=== MATERIAL ===
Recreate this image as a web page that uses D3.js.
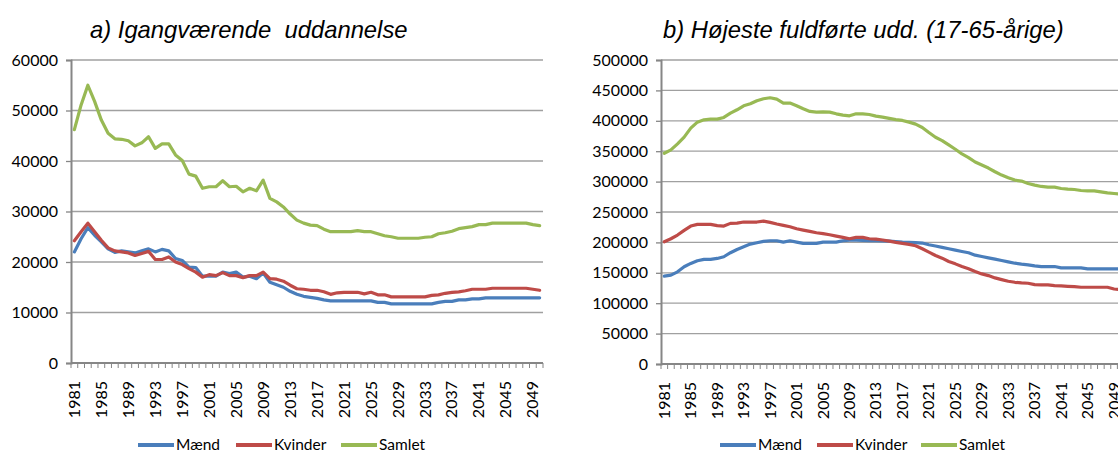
<!DOCTYPE html>
<html>
<head>
<meta charset="utf-8">
<script src="https://cdnjs.cloudflare.com/ajax/libs/d3/7.8.5/d3.min.js"></script>
<style>
  body { margin: 0; background: #fff; }
  svg { display: block; }
  .title { font-family: 'Liberation Sans', Arial, sans-serif; font-style: italic; font-size: 23.8px; white-space: pre; }
  .tick-label { font-family: Lato, 'Open Sans', sans-serif; font-size: 16px; fill: #000; }
  .legend-label { font-family: Lato, 'Open Sans', sans-serif; font-size: 15.5px; fill: #000; }
</style>
</head>
<body>
<div id="plot"></div>
<script>
var years = d3.range(1981, 2051);

var seriesNames = ['Mænd', 'Kvinder', 'Samlet'];
var seriesColors = ['#4a7ebb', '#be4b48', '#98b954'];

// a) Igangværende uddannelse
var uddMaend = [
    22000, 24600, 26800, 25300, 24000, 22600, 21900, 22200, 22000, 21800,
    22200, 22600, 22000, 22500, 22200, 20700, 20300, 19000, 18900, 17200,
    17200, 17200, 18000, 17700, 18000, 17000, 17200, 16700, 17800, 16000,
    15500, 15000, 14200, 13600, 13200, 13000, 12800, 12500, 12300, 12300,
    12300, 12300, 12300, 12300, 12300, 12000, 12000, 11700, 11700, 11700,
    11700, 11700, 11700, 11700, 12000, 12200, 12200, 12500, 12500, 12700,
    12700, 12900, 12900, 12900, 12900, 12900, 12900, 12900, 12900, 12900
];
var uddKvinder = [
    24200, 26000, 27700, 26000, 24300, 22800, 22200, 22000, 21800, 21300,
    21700, 22100, 20500, 20500, 21000, 20000, 19500, 18700, 18000, 17000,
    17500, 17300, 17900, 17300, 17300, 16900, 17300, 17300, 18000, 16700,
    16600, 16200, 15400, 14700, 14600, 14400, 14400, 14100, 13600, 13900,
    14000, 14000, 14000, 13700, 14000, 13500, 13500, 13100, 13100, 13100,
    13100, 13100, 13100, 13400, 13500, 13800, 14000, 14100, 14300, 14600,
    14600, 14600, 14800, 14800, 14800, 14800, 14800, 14800, 14600, 14400
];
var uddSamlet = [
    46200, 51100, 55000, 51800, 48100, 45500, 44400, 44300, 44000, 43000,
    43600, 44800, 42500, 43400, 43400, 41200, 40100, 37400, 37000, 34600,
    34900, 34900, 36100, 34900, 35000, 33900, 34600, 34100, 36200, 32600,
    31900, 30900, 29500, 28300, 27700, 27300, 27200, 26500, 26000, 26000,
    26000, 26000, 26200, 26000, 26000, 25600, 25200, 25000, 24700, 24700,
    24700, 24700, 24900, 25000, 25600, 25800, 26100, 26600, 26800, 27000,
    27400, 27400, 27700, 27700, 27700, 27700, 27700, 27700, 27400, 27200
];
var uddTicks = [0, 10000, 20000, 30000, 40000, 50000, 60000];

// b) Højeste fuldførte udd. (17-65-årige)
var fuldMaend = [
    144500, 146100, 151600, 159900, 165400, 169800, 172000, 172000, 173600, 176400,
    183000, 188400, 192800, 197200, 199400, 201600, 202700, 202700, 200500, 202700,
    200500, 198300, 198300, 198300, 200500, 200500, 200500, 202700, 203800, 203800,
    203300, 202700, 202700, 202500, 202000, 201500, 200600, 200000, 199500, 198900,
    196200, 194000, 191800, 189500, 187300, 185100, 182900, 179000, 176800, 174600,
    172400, 170200, 168000, 165800, 164200, 163100, 161400, 160300, 160300, 160300,
    158100, 158100, 158100, 158100, 156500, 156500, 156500, 156500, 156500, 156500
];
var fuldKvinder = [
    201100, 206000, 212100, 219800, 226900, 229600, 229600, 229600, 227500, 226900,
    231300, 231800, 233500, 233500, 233500, 235100, 233000, 230200, 228000, 225800,
    222500, 220300, 218100, 215900, 214300, 212600, 210400, 208200, 206000, 208200,
    208200, 206000, 205500, 204000, 202000, 200000, 198400, 196700, 194500, 189500,
    184000, 178500, 174100, 168600, 164700, 160300, 156500, 152000, 148200, 145400,
    141600, 138800, 136100, 134400, 133300, 132800, 130600, 130000, 130000, 128900,
    128400, 127800, 127300, 126200, 126200, 126200, 126200, 126200, 123400, 122500
];
var fuldSamlet = [
    346700, 352200, 362100, 373100, 387900, 397800, 401600, 402700, 402700, 405500,
    412600, 418100, 424700, 428000, 433000, 436300, 437900, 435700, 429100, 429100,
    424700, 419800, 415400, 414300, 414800, 414300, 411500, 409300, 408200, 411500,
    411500, 410400, 407700, 406000, 404000, 402000, 400600, 397800, 394500, 389000,
    380700, 373000, 367500, 360300, 353200, 345500, 339400, 332200, 327300, 322300,
    316200, 310700, 306300, 302500, 300800, 296900, 294200, 292000, 290900, 290900,
    288700, 287600, 287000, 285400, 284800, 284800, 283200, 281500, 280400, 279500
];
var fuldTicks = [0, 50000, 100000, 150000, 200000, 250000, 300000, 350000, 400000, 450000, 500000];

var svg = d3.select('#plot')
    .append('svg')
    .attr('width', 1118)
    .attr('height', 453);

function drawPanel(opts) {
    var g = svg.append('g');

    var x = d3.scaleBand()
        .domain(years)
        .range([opts.left, opts.right])
        .padding(0);

    var y = d3.scaleLinear()
        .domain([0, opts.max])
        .range([opts.bottom, opts.top]);

    // gridlines
    g.selectAll('.grid')
        .data(opts.ticks.slice(1))
        .enter()
        .append('line')
        .attr('x1', opts.left)
        .attr('x2', opts.right)
        .attr('y1', function (d) { return y(d); })
        .attr('y2', function (d) { return y(d); })
        .attr('stroke', '#a0a0a0')
        .attr('stroke-width', 1.3);

    // y axis
    var yAxis = d3.axisLeft(y)
        .tickValues(opts.ticks)
        .tickSize(5)
        .tickPadding(8)
        .tickFormat(d3.format('d'));
    var ya = g.append('g')
        .attr('transform', 'translate(' + opts.left + ',0)')
        .call(yAxis);
    ya.select('.domain').attr('stroke', '#868686').attr('stroke-width', 2);
    ya.selectAll('.tick line').attr('stroke', '#868686').attr('stroke-width', 1.3);
    ya.selectAll('.tick text').attr('class', 'tick-label').attr('font-family', null).attr('font-size', null);

    // x axis: ticks between categories, labels every 4th year
    var bounds = years.map(function (d) { return x(d); }).concat([opts.right]);
    g.selectAll('.xtick')
        .data(bounds)
        .enter()
        .append('line')
        .attr('x1', function (d) { return d; })
        .attr('x2', function (d) { return d; })
        .attr('y1', opts.bottom)
        .attr('y2', opts.bottom + 5)
        .attr('stroke', '#868686')
        .attr('stroke-width', 1);
    g.append('line')
        .attr('x1', opts.left)
        .attr('x2', opts.right)
        .attr('y1', opts.bottom)
        .attr('y2', opts.bottom)
        .attr('stroke', '#868686')
        .attr('stroke-width', 2);

    g.selectAll('.xlabel')
        .data(years.filter(function (d, i) { return i % 4 === 0; }))
        .enter()
        .append('text')
        .attr('class', 'tick-label')
        .attr('transform', function (d) {
            return 'translate(' + (x(d) + x.bandwidth() / 2 + 5.5) + ',' + (opts.bottom + 18) + ') rotate(-90)';
        })
        .attr('text-anchor', 'end')
        .text(function (d) { return d; });

    // lines
    var line = d3.line()
        .x(function (d, i) { return x(years[i]) + x.bandwidth() / 2; })
        .y(function (d) { return y(d); });

    opts.series.forEach(function (s, k) {
        g.append('path')
            .attr('d', line(s))
            .attr('fill', 'none')
            .attr('stroke', seriesColors[k])
            .attr('stroke-width', 3.2)
            .attr('stroke-linejoin', 'round')
            .attr('stroke-linecap', 'round');
    });

    // title
    g.append('text')
        .attr('class', 'title')
        .attr('x', opts.titleX)
        .attr('y', 38)
        .text(opts.title);

    // legend
    var lg = g.append('g');
    opts.legendX.forEach(function (lx, k) {
        lg.append('line')
            .attr('x1', lx)
            .attr('x2', lx + 36)
            .attr('y1', 445)
            .attr('y2', 445)
            .attr('stroke', seriesColors[k])
            .attr('stroke-width', 4);
        lg.append('text')
            .attr('class', 'legend-label')
            .attr('x', lx + 38)
            .attr('y', 450)
            .text(seriesNames[k]);
    });
}

drawPanel({
    left: 71, right: 543, top: 60, bottom: 363,
    max: 60000, ticks: uddTicks,
    series: [uddMaend, uddKvinder, uddSamlet],
    title: 'a) Igangværende  uddannelse', titleX: 90,
    legendX: [138, 236, 341]
});

drawPanel({
    left: 661, right: 1124, top: 60, bottom: 364,
    max: 500000, ticks: fuldTicks,
    series: [fuldMaend, fuldKvinder, fuldSamlet],
    title: 'b) Højeste fuldførte udd. (17-65-årige)', titleX: 663,
    legendX: [720, 817, 921]
});
</script>
</body>
</html>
===
Up to and including the line containing "var seriesColors = ['#4a7ebb', '#be4b48', '#98b954'];", repeat every line from the start of the data, but none of the pictures.

Recreate this image as a web page that uses D3.js.
<!DOCTYPE html>
<html>
<head>
<meta charset="utf-8">
<script src="https://cdnjs.cloudflare.com/ajax/libs/d3/7.8.5/d3.min.js"></script>
<style>
  body { margin: 0; background: #fff; }
  svg { display: block; }
  .title { font-family: 'Liberation Sans', Arial, sans-serif; font-style: italic; font-size: 23.8px; white-space: pre; }
  .tick-label { font-family: Lato, 'Open Sans', sans-serif; font-size: 16px; fill: #000; }
  .legend-label { font-family: Lato, 'Open Sans', sans-serif; font-size: 15.5px; fill: #000; }
</style>
</head>
<body>
<div id="plot"></div>
<script>
var years = d3.range(1981, 2051);

var seriesNames = ['Mænd', 'Kvinder', 'Samlet'];
var seriesColors = ['#4a7ebb', '#be4b48', '#98b954'];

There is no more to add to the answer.